%%

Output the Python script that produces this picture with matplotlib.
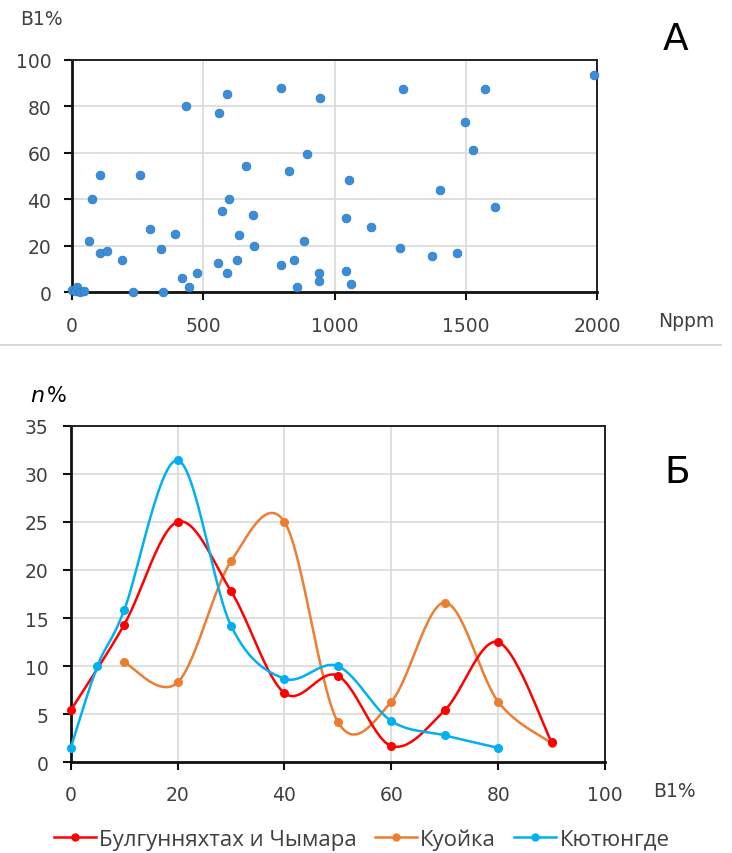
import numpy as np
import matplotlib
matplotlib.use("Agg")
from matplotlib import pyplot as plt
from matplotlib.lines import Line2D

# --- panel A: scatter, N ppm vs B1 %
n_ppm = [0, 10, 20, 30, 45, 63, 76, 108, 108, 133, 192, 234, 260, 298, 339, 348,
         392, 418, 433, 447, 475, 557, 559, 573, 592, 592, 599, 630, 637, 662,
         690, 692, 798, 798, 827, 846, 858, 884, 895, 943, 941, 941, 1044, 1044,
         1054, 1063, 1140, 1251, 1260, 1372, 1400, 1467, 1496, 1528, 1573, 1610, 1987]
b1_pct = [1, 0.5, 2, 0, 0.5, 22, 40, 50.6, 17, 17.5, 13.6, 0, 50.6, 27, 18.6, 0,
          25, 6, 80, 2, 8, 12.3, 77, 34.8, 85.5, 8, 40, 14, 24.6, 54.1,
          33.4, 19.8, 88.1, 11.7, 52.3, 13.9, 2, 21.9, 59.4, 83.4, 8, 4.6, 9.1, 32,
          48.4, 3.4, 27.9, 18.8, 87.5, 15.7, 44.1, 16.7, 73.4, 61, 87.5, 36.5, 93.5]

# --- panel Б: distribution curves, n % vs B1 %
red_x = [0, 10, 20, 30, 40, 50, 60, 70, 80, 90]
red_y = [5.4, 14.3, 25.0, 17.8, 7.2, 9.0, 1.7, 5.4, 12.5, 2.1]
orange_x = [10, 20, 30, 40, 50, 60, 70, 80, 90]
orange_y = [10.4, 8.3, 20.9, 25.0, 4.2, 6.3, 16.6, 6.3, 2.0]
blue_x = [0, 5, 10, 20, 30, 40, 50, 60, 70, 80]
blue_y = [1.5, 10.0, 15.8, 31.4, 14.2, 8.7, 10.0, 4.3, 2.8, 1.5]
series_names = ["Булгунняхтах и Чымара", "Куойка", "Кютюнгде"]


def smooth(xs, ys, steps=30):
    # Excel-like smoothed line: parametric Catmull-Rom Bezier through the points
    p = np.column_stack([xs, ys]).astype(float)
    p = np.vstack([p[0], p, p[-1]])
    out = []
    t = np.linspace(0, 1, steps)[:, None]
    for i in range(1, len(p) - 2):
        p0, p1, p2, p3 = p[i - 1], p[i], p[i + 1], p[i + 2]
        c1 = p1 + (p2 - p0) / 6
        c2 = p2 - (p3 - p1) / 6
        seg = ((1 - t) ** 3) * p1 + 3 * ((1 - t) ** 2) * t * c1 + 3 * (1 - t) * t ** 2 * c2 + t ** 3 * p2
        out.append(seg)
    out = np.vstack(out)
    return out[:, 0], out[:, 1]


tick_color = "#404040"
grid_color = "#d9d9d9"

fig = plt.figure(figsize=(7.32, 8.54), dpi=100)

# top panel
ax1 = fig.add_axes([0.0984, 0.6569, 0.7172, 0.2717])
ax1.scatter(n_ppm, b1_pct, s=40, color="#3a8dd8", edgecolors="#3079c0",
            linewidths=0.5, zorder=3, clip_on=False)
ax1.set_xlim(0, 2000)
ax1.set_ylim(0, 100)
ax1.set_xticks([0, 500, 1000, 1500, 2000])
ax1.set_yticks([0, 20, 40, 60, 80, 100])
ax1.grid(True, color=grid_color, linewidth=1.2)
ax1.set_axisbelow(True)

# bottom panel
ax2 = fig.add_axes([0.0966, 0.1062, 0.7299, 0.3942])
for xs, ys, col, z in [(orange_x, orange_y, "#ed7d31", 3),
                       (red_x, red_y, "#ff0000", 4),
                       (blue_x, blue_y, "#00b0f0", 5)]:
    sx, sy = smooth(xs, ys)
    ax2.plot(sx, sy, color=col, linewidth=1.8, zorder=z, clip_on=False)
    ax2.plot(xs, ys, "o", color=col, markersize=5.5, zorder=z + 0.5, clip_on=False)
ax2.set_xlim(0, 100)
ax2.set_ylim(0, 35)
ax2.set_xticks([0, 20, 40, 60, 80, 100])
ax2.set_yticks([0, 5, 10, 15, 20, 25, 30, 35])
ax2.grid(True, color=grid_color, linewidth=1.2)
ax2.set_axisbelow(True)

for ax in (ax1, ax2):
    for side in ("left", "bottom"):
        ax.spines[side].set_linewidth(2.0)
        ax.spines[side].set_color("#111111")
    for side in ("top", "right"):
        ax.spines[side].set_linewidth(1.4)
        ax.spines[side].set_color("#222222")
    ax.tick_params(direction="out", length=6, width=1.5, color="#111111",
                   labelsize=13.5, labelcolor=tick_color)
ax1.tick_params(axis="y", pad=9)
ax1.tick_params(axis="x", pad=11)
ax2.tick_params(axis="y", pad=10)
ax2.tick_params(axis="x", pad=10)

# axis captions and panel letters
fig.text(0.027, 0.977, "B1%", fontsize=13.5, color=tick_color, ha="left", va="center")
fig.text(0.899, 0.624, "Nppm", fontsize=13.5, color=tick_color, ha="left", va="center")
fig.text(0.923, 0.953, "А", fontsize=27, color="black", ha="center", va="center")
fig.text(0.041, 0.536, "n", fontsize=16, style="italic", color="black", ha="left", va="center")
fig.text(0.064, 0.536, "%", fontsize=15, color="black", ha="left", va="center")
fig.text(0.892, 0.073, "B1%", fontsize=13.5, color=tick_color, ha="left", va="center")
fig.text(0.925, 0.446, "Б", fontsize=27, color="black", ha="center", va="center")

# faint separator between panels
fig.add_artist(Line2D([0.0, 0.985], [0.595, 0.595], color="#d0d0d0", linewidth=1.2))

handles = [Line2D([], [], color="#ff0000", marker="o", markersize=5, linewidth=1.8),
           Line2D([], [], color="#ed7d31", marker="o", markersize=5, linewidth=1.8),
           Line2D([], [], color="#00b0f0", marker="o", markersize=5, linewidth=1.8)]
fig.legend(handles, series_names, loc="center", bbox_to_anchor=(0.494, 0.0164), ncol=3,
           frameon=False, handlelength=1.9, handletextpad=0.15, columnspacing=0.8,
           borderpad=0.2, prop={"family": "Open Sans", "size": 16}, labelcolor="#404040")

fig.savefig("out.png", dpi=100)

%%

Task to carry out
Copy the data exactly. Any picture it contains is to be omitted.

The completed task
Output the Python script that produces this picture with matplotlib.
import numpy as np
import matplotlib
matplotlib.use("Agg")
from matplotlib import pyplot as plt
from matplotlib.lines import Line2D

# --- panel A: scatter, N ppm vs B1 %
n_ppm = [0, 10, 20, 30, 45, 63, 76, 108, 108, 133, 192, 234, 260, 298, 339, 348,
         392, 418, 433, 447, 475, 557, 559, 573, 592, 592, 599, 630, 637, 662,
         690, 692, 798, 798, 827, 846, 858, 884, 895, 943, 941, 941, 1044, 1044,
         1054, 1063, 1140, 1251, 1260, 1372, 1400, 1467, 1496, 1528, 1573, 1610, 1987]
b1_pct = [1, 0.5, 2, 0, 0.5, 22, 40, 50.6, 17, 17.5, 13.6, 0, 50.6, 27, 18.6, 0,
          25, 6, 80, 2, 8, 12.3, 77, 34.8, 85.5, 8, 40, 14, 24.6, 54.1,
          33.4, 19.8, 88.1, 11.7, 52.3, 13.9, 2, 21.9, 59.4, 83.4, 8, 4.6, 9.1, 32,
          48.4, 3.4, 27.9, 18.8, 87.5, 15.7, 44.1, 16.7, 73.4, 61, 87.5, 36.5, 93.5]

# --- panel Б: distribution curves, n % vs B1 %
red_x = [0, 10, 20, 30, 40, 50, 60, 70, 80, 90]
red_y = [5.4, 14.3, 25.0, 17.8, 7.2, 9.0, 1.7, 5.4, 12.5, 2.1]
orange_x = [10, 20, 30, 40, 50, 60, 70, 80, 90]
orange_y = [10.4, 8.3, 20.9, 25.0, 4.2, 6.3, 16.6, 6.3, 2.0]
blue_x = [0, 5, 10, 20, 30, 40, 50, 60, 70, 80]
blue_y = [1.5, 10.0, 15.8, 31.4, 14.2, 8.7, 10.0, 4.3, 2.8, 1.5]
series_names = ["Булгунняхтах и Чымара", "Куойка", "Кютюнгде"]


def smooth(xs, ys, steps=30):
    # Excel-like smoothed line: parametric Catmull-Rom Bezier through the points
    p = np.column_stack([xs, ys]).astype(float)
    p = np.vstack([p[0], p, p[-1]])
    out = []
    t = np.linspace(0, 1, steps)[:, None]
    for i in range(1, len(p) - 2):
        p0, p1, p2, p3 = p[i - 1], p[i], p[i + 1], p[i + 2]
        c1 = p1 + (p2 - p0) / 6
        c2 = p2 - (p3 - p1) / 6
        seg = ((1 - t) ** 3) * p1 + 3 * ((1 - t) ** 2) * t * c1 + 3 * (1 - t) * t ** 2 * c2 + t ** 3 * p2
        out.append(seg)
    out = np.vstack(out)
    return out[:, 0], out[:, 1]


tick_color = "#404040"
grid_color = "#d9d9d9"

fig = plt.figure(figsize=(7.32, 8.54), dpi=100)

# top panel
ax1 = fig.add_axes([0.0984, 0.6569, 0.7172, 0.2717])
ax1.scatter(n_ppm, b1_pct, s=40, color="#3a8dd8", edgecolors="#3079c0",
            linewidths=0.5, zorder=3, clip_on=False)
ax1.set_xlim(0, 2000)
ax1.set_ylim(0, 100)
ax1.set_xticks([0, 500, 1000, 1500, 2000])
ax1.set_yticks([0, 20, 40, 60, 80, 100])
ax1.grid(True, color=grid_color, linewidth=1.2)
ax1.set_axisbelow(True)

# bottom panel
ax2 = fig.add_axes([0.0966, 0.1062, 0.7299, 0.3942])
for xs, ys, col, z in [(orange_x, orange_y, "#ed7d31", 3),
                       (red_x, red_y, "#ff0000", 4),
                       (blue_x, blue_y, "#00b0f0", 5)]:
    sx, sy = smooth(xs, ys)
    ax2.plot(sx, sy, color=col, linewidth=1.8, zorder=z, clip_on=False)
    ax2.plot(xs, ys, "o", color=col, markersize=5.5, zorder=z + 0.5, clip_on=False)
ax2.set_xlim(0, 100)
ax2.set_ylim(0, 35)
ax2.set_xticks([0, 20, 40, 60, 80, 100])
ax2.set_yticks([0, 5, 10, 15, 20, 25, 30, 35])
ax2.grid(True, color=grid_color, linewidth=1.2)
ax2.set_axisbelow(True)

for ax in (ax1, ax2):
    for side in ("left", "bottom"):
        ax.spines[side].set_linewidth(2.0)
        ax.spines[side].set_color("#111111")
    for side in ("top", "right"):
        ax.spines[side].set_linewidth(1.4)
        ax.spines[side].set_color("#222222")
    ax.tick_params(direction="out", length=6, width=1.5, color="#111111",
                   labelsize=13.5, labelcolor=tick_color)
ax1.tick_params(axis="y", pad=9)
ax1.tick_params(axis="x", pad=11)
ax2.tick_params(axis="y", pad=10)
ax2.tick_params(axis="x", pad=10)

# axis captions and panel letters
fig.text(0.027, 0.977, "B1%", fontsize=13.5, color=tick_color, ha="left", va="center")
fig.text(0.899, 0.624, "Nppm", fontsize=13.5, color=tick_color, ha="left", va="center")
fig.text(0.923, 0.953, "А", fontsize=27, color="black", ha="center", va="center")
fig.text(0.041, 0.536, "n", fontsize=16, style="italic", color="black", ha="left", va="center")
fig.text(0.064, 0.536, "%", fontsize=15, color="black", ha="left", va="center")
fig.text(0.892, 0.073, "B1%", fontsize=13.5, color=tick_color, ha="left", va="center")
fig.text(0.925, 0.446, "Б", fontsize=27, color="black", ha="center", va="center")

# faint separator between panels
fig.add_artist(Line2D([0.0, 0.985], [0.595, 0.595], color="#d0d0d0", linewidth=1.2))

handles = [Line2D([], [], color="#ff0000", marker="o", markersize=5, linewidth=1.8),
           Line2D([], [], color="#ed7d31", marker="o", markersize=5, linewidth=1.8),
           Line2D([], [], color="#00b0f0", marker="o", markersize=5, linewidth=1.8)]
fig.legend(handles, series_names, loc="center", bbox_to_anchor=(0.494, 0.0164), ncol=3,
           frameon=False, handlelength=1.9, handletextpad=0.15, columnspacing=0.8,
           borderpad=0.2, prop={"family": "Open Sans", "size": 16}, labelcolor="#404040")

fig.savefig("out.png", dpi=100)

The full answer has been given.